Collected material
-=-=-=-=-

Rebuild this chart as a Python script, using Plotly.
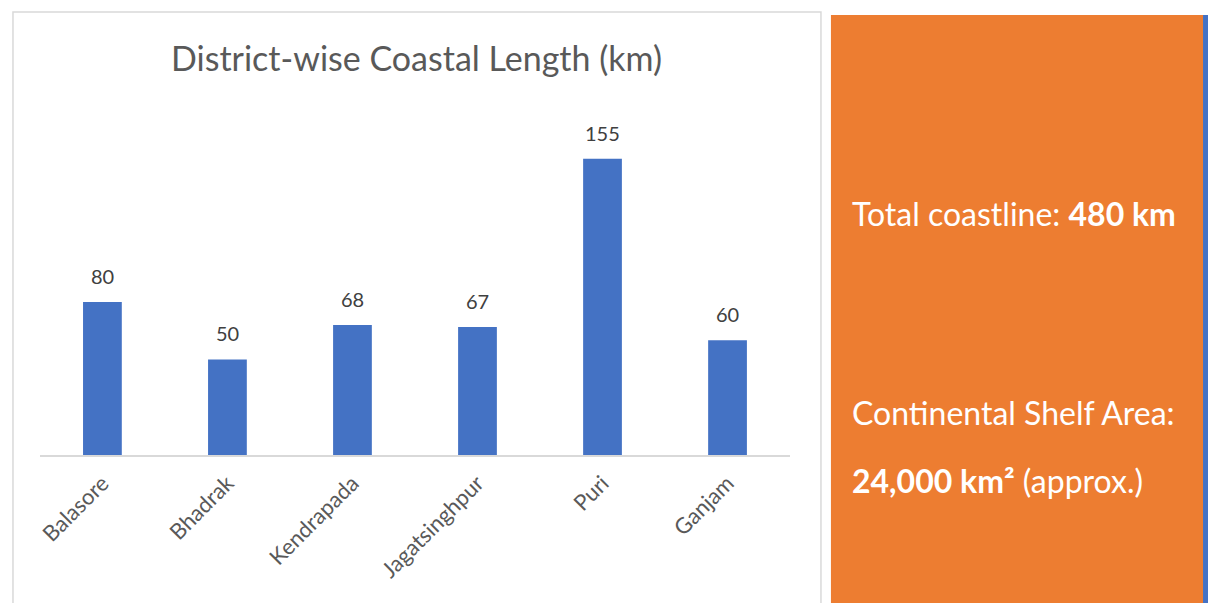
import plotly.graph_objects as go

# District coastline lengths (km)
districts = ["Balasore", "Bhadrak", "Kendrapada", "Jagatsinghpur", "Puri", "Ganjam"]
coast_km = [80, 50, 68, 67, 155, 60]

title_text = "District-wise Coastal Length (km)"
panel_line1 = "Total coastline: <b>480 km</b>"
panel_line2 = "Continental Shelf Area:"
panel_line3 = "<b>24,000 km²</b> (approx.)"

W, H = 1208, 603
BAR_BLUE = "#4472C4"
ORANGE = "#ED7D31"
FONT = "Lato"


def px_x(x):
    return x / W


def px_y(y):
    return 1 - y / H


fig = go.Figure()
fig.add_trace(go.Bar(
    x=districts,
    y=coast_km,
    marker=dict(color=BAR_BLUE, line=dict(width=0)),
    width=0.31,
    hoverinfo="x+y",
))

annotations = []
# value labels above each bar
for d, v in zip(districts, coast_km):
    annotations.append(dict(
        x=d, y=v, xref="x", yref="y", text=str(v), showarrow=False,
        yshift=26, font=dict(family=FONT, size=20, color="#404040"),
    ))

annotations.append(dict(
    x=px_x(415), y=px_y(57), xref="paper", yref="paper", text=title_text,
    showarrow=False, xanchor="center", yanchor="middle",
    font=dict(family=FONT, size=34, color="#595959"),
))

for txt, y in [(panel_line1, 213), (panel_line2, 412), (panel_line3, 480)]:
    annotations.append(dict(
        x=px_x(849), y=px_y(y), xref="paper", yref="paper", text=txt,
        showarrow=False, xanchor="left", yanchor="middle",
        font=dict(family=FONT, size=32, color="#FFFFFF"),
    ))

shapes = [
    # chart frame
    dict(type="rect", xref="paper", yref="paper",
         x0=px_x(10), x1=px_x(820), y0=px_y(610), y1=px_y(12),
         line=dict(color="#D9D9D9", width=1.5), fillcolor="rgba(0,0,0,0)", layer="below"),
    # orange info panel
    dict(type="rect", xref="paper", yref="paper",
         x0=px_x(830), x1=px_x(1203), y0=px_y(610), y1=px_y(15),
         line=dict(width=0), fillcolor=ORANGE, layer="below"),
    # blue edge strip
    dict(type="rect", xref="paper", yref="paper",
         x0=px_x(1203), x1=px_x(1208), y0=px_y(610), y1=px_y(15),
         line=dict(width=0), fillcolor=BAR_BLUE, layer="below"),
]

fig.update_layout(
    width=W, height=H,
    margin=dict(l=0, r=0, t=0, b=0),
    paper_bgcolor="white", plot_bgcolor="rgba(0,0,0,0)",
    showlegend=False,
    annotations=annotations,
    shapes=shapes,
    xaxis=dict(
        domain=[px_x(37), px_x(789)],
        showline=True, linecolor="#D9D9D9", linewidth=1.5,
        showgrid=False, ticks="", tickangle=-45,
        ticklabelstandoff=5,
        tickfont=dict(family=FONT, size=22, color="#595959"),
    ),
    yaxis=dict(
        domain=[px_y(455), px_y(111)],
        range=[0, 180], visible=False, showgrid=False, zeroline=False,
    ),
)

fig.write_html("out.html")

-=-=-=-=-

The task
Keep the pictures out of the copy and write out the data exactly as it stands.

Task response
Rebuild this chart as a Python script, using Plotly.
import plotly.graph_objects as go

# District coastline lengths (km)
districts = ["Balasore", "Bhadrak", "Kendrapada", "Jagatsinghpur", "Puri", "Ganjam"]
coast_km = [80, 50, 68, 67, 155, 60]

title_text = "District-wise Coastal Length (km)"
panel_line1 = "Total coastline: <b>480 km</b>"
panel_line2 = "Continental Shelf Area:"
panel_line3 = "<b>24,000 km²</b> (approx.)"

W, H = 1208, 603
BAR_BLUE = "#4472C4"
ORANGE = "#ED7D31"
FONT = "Lato"


def px_x(x):
    return x / W


def px_y(y):
    return 1 - y / H


fig = go.Figure()
fig.add_trace(go.Bar(
    x=districts,
    y=coast_km,
    marker=dict(color=BAR_BLUE, line=dict(width=0)),
    width=0.31,
    hoverinfo="x+y",
))

annotations = []
# value labels above each bar
for d, v in zip(districts, coast_km):
    annotations.append(dict(
        x=d, y=v, xref="x", yref="y", text=str(v), showarrow=False,
        yshift=26, font=dict(family=FONT, size=20, color="#404040"),
    ))

annotations.append(dict(
    x=px_x(415), y=px_y(57), xref="paper", yref="paper", text=title_text,
    showarrow=False, xanchor="center", yanchor="middle",
    font=dict(family=FONT, size=34, color="#595959"),
))

for txt, y in [(panel_line1, 213), (panel_line2, 412), (panel_line3, 480)]:
    annotations.append(dict(
        x=px_x(849), y=px_y(y), xref="paper", yref="paper", text=txt,
        showarrow=False, xanchor="left", yanchor="middle",
        font=dict(family=FONT, size=32, color="#FFFFFF"),
    ))

shapes = [
    # chart frame
    dict(type="rect", xref="paper", yref="paper",
         x0=px_x(10), x1=px_x(820), y0=px_y(610), y1=px_y(12),
         line=dict(color="#D9D9D9", width=1.5), fillcolor="rgba(0,0,0,0)", layer="below"),
    # orange info panel
    dict(type="rect", xref="paper", yref="paper",
         x0=px_x(830), x1=px_x(1203), y0=px_y(610), y1=px_y(15),
         line=dict(width=0), fillcolor=ORANGE, layer="below"),
    # blue edge strip
    dict(type="rect", xref="paper", yref="paper",
         x0=px_x(1203), x1=px_x(1208), y0=px_y(610), y1=px_y(15),
         line=dict(width=0), fillcolor=BAR_BLUE, layer="below"),
]

fig.update_layout(
    width=W, height=H,
    margin=dict(l=0, r=0, t=0, b=0),
    paper_bgcolor="white", plot_bgcolor="rgba(0,0,0,0)",
    showlegend=False,
    annotations=annotations,
    shapes=shapes,
    xaxis=dict(
        domain=[px_x(37), px_x(789)],
        showline=True, linecolor="#D9D9D9", linewidth=1.5,
        showgrid=False, ticks="", tickangle=-45,
        ticklabelstandoff=5,
        tickfont=dict(family=FONT, size=22, color="#595959"),
    ),
    yaxis=dict(
        domain=[px_y(455), px_y(111)],
        range=[0, 180], visible=False, showgrid=False, zeroline=False,
    ),
)

fig.write_html("out.html")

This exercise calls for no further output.